Christmas is above all a time of hope. It is the darkest, coldest and most miserable time of the year in the northern hemisphere. In ancient times the winter solstice was celebrated as the time when daylight begins to lengthen and the prospect of Spring seems not too far distant. It was this time that the early Christian Church chose to celebrate the birth of Jesus although his actual birth was probably in Spring time. The Church chose wisely for it is at the darkest times that hope means most of all: when all the natural world seems to be cold and dead.
The Star of Bethlehem has, in a sense, only a bit part in the Christmas story it guides the wise men and the shepherds but its significance is much greater than that. The star is a symbol of hope in a dark and brutal world ,as dark then as it is now: a time of the massacre of the Holy Innocents by the brutal Herod. Yet the wise men followed the star in hope and so too did the shepherds. In a time when Christmas can be about so much less, about materialism, gluttony and greed; all that the babe of Bethlehem stood against, it is well to remember the star that shone in hope above the simple stable yard.
There is some cause for hope in that a recent survey by the Institute of Marketing found that hard times have had a major effect upon people's values they are:
1. a profound need for hope;
2. a sense of post-materialism;
3. a focus on people and things closest to us;
4. the comfort of ritual; and
5. the idea of the rewards of practicality, planning and hard work.

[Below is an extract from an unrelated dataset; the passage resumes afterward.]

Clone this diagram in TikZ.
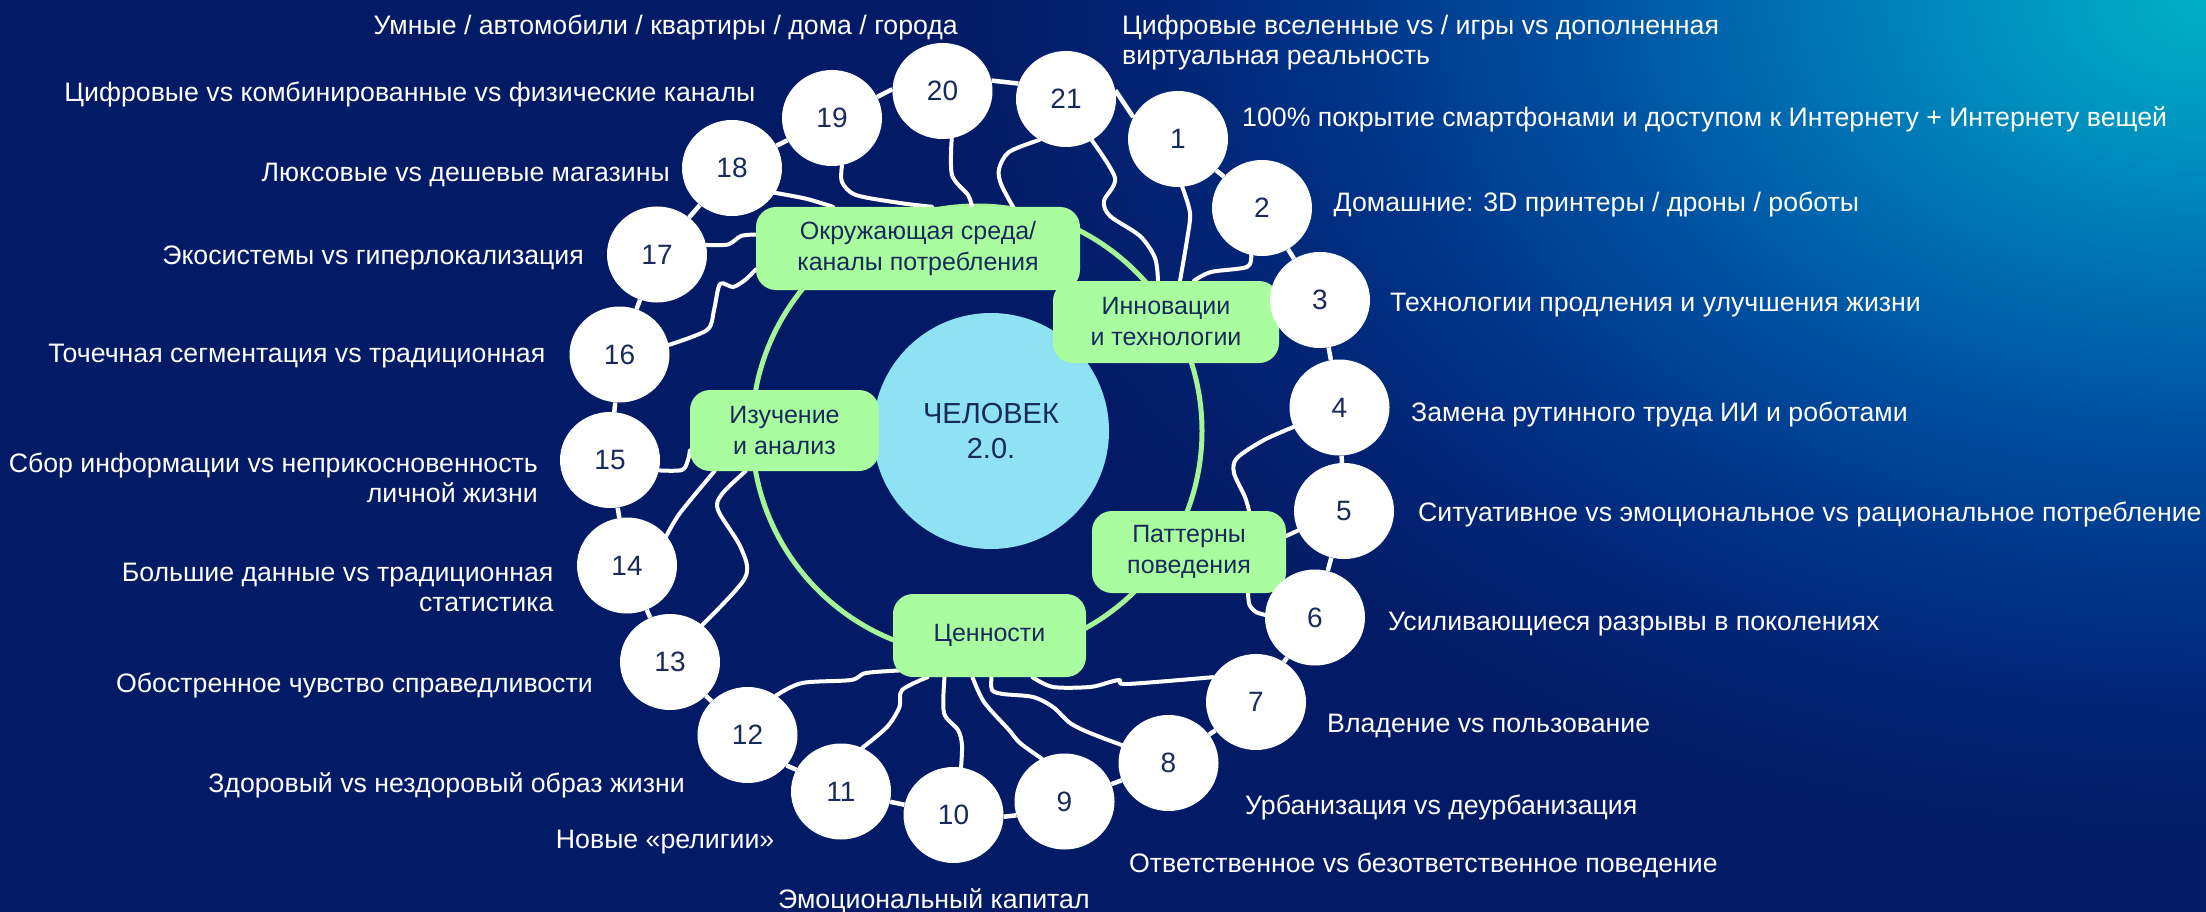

So, people want to hope - to believe in a better future, a long term vision of a society where people have common values which focus on each other rather than on 'things'. Help with our communities and kindness and generosity shown to each other and a concern for family and those closest to us which Christmas renews. Even when we are beset by hardship, illness and all the troubles of everyday life we can hope in time, "all will be well and all manner of things shall be well."